Frustrated by an inability to get certain team members doing the ‘action(s)’ that clearly belong to them?


Quote: “Teflon is a nickname given to persons, particularly in politics, to whom criticism does not seem to stick. The term comes from Teflon, the brand name by DuPont of a ‘non-stick’ chemical used on cookware.”

(Photo of some cooking pans, taken by http://en.wikipedia.org/wiki/User:Wapcaplet)

How to get key project members to take ownership can be a real headache in any project.

But when there seems to be no real reason why your ‘Teflon’ pal won’t let any tasks stick to him or her, the frustration levels can rise – and before you know it you can ‘blow your top’!

Before you do anything, ask. Don’t assume. You know what they say about ‘ass-u-me’. “It makes an ass out of you and me”. Take time to find out why your task has ‘stalled’.

You might be surprised at what you hear.
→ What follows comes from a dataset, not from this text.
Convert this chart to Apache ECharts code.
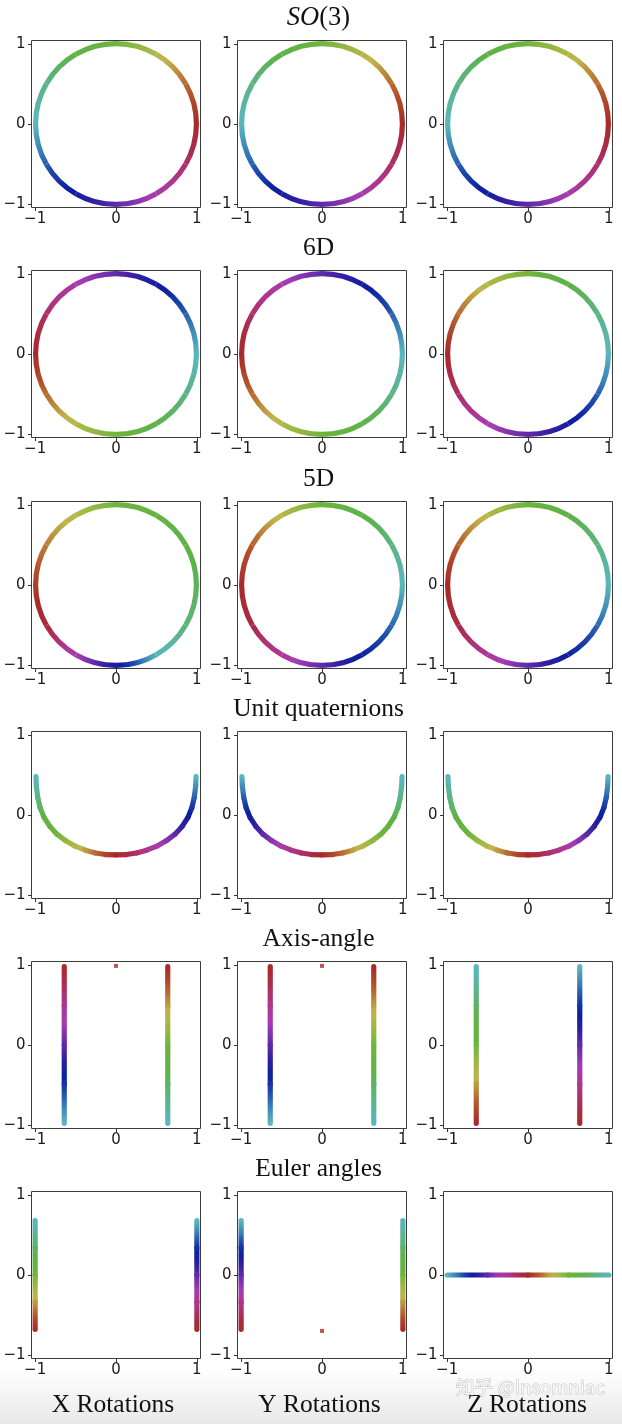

Listen very carefully – not just at what is being said, but also what isn’t being said as well.

Perhaps you asked the right thing of the wrong person? Have you asked ‘who’ they think should do the task?

But if you are convinced you have the right person and still aren’t getting any traction with your ‘reasonable request’, follow a few simple steps to ‘get traction’ and get moving again.

First of all take a step back and consider your goal, a lot of wasted energy can be avoided simply by considering the outcome you need and the easiest way to get it.

Don’t let it become a matter of ego.

Many a PM can be let down by their in-built need to have the team recognise his or her inner Cartman (from Southpark) “Respect my authoritah!”.

The need for respect, which particularly male project managers value very highly, will quickly cause an escalation if you loose sight of the end goal – which is to achieve an outcome necessary in the journey to complete your project, not to prove your ‘Sargent Major’ PM skills.

Whilst you’re at it, get rid of any ‘us-and-them’ type thinking which will quickly destroy any relationships, whether with team members, business stakeholders or vendors. “Don’t go there girlfriend!”.